Tax planning is essential if you wish to avoid Inheritance Tax, Capital Gains Tax and other taxes that may be payable by your estate on your death. There are therefore clear financial advantages of creating a valid Will with tax avoidance clauses. However with the demise of a number of trusts as a result of The Finance Act 2006 previously used to avoid tax it is essential that Relevant Trusts are correctly worded to prevent them being inadvertently taxable trusts. Surviving spouses and civil partners can however, since October 2007, take advantage of any unused nil rate band of their deceased spouse/civil partner - see Tax Planning.
- Non UK Assets
Probate rules and taxes in other countries vary from UK laws. It is often advisable to have a Will in each country in which you have assets to deal with the distribution in accordance with local law.
Where there is no Will on death
If you die without having made a valid Will you are said to have died ‘intestate’. This means the Law decides how your Property and assets should be distributed. Your next of kin may only receive some of your estate, and your assets may be given to the wrong people.

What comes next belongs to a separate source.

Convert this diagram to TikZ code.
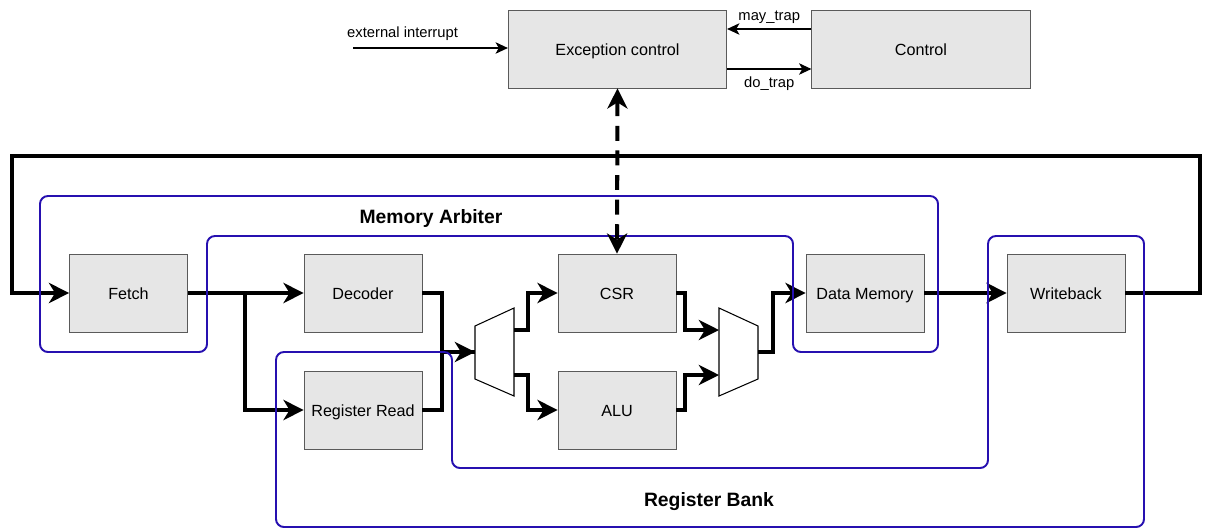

- Where a person dies leaving a spouse that spouse will not automatically get all the estate. This would only happen if the deceased’s assets were below a certain value, currently the first £250,000 (correct as at 2013/14)
- Where there are children (no matter how old they are) they may have a right to part of your estate.
- Where there are no children, parents, brothers and sisters may take a share. Inevitably the deceased’s spouse may receive an amount which is clearly insufficient to live on comfortably.
- A Will referring to a gift to “my children” may include children the deceased did not intend to include, or even knew about. This class of beneficiaries includes:
- children from a current or previous marriage or relationship
- children born to the deceased after he or she made a Will
- adopted children
- The surviving partner of a cohabiting couple ie unmarried, would not necessarily receive a benefit from the estate unless they can show they had been cohabiting for more than one year or were financially dependent on the deceased and would suffer hardship. This causes avoidable strain on the survivor which could be covered by a simple Will.
- It is also important for single people to make a Will to ensure their estate is divided in the percentages they wish ie amongst friends, relatives and charities of their choice. In default of a Will this group of people’s estate may simply pass to the Crown (ultimately the Treasury).
Property left to a spouse by the deceased is exempt of tax.
Where the deceased’s estate exceeds the Inheritance Tax Threshold at the time of death (currently £325,000.00 – correct as at 2013/14) there may be Inheritance Tax to pay on assets left to children and relatives. The amount of Inheritance Tax payable on assets over and above £325,000.00 is a staggering 40%!
There is no Inheritance Tax to pay if your estate is worth less than (currently 2013/14) £325,000 - see Tax Planning.
However, some simple tax planning and avoidance clauses can reduce the amount of tax that will have to be paid.
You can make gifts throughout your lifetime to individuals and provided these payments are made seven years before death, they are exempt from tax.
Legacies left to a registered charity are free of Inheritance Tax.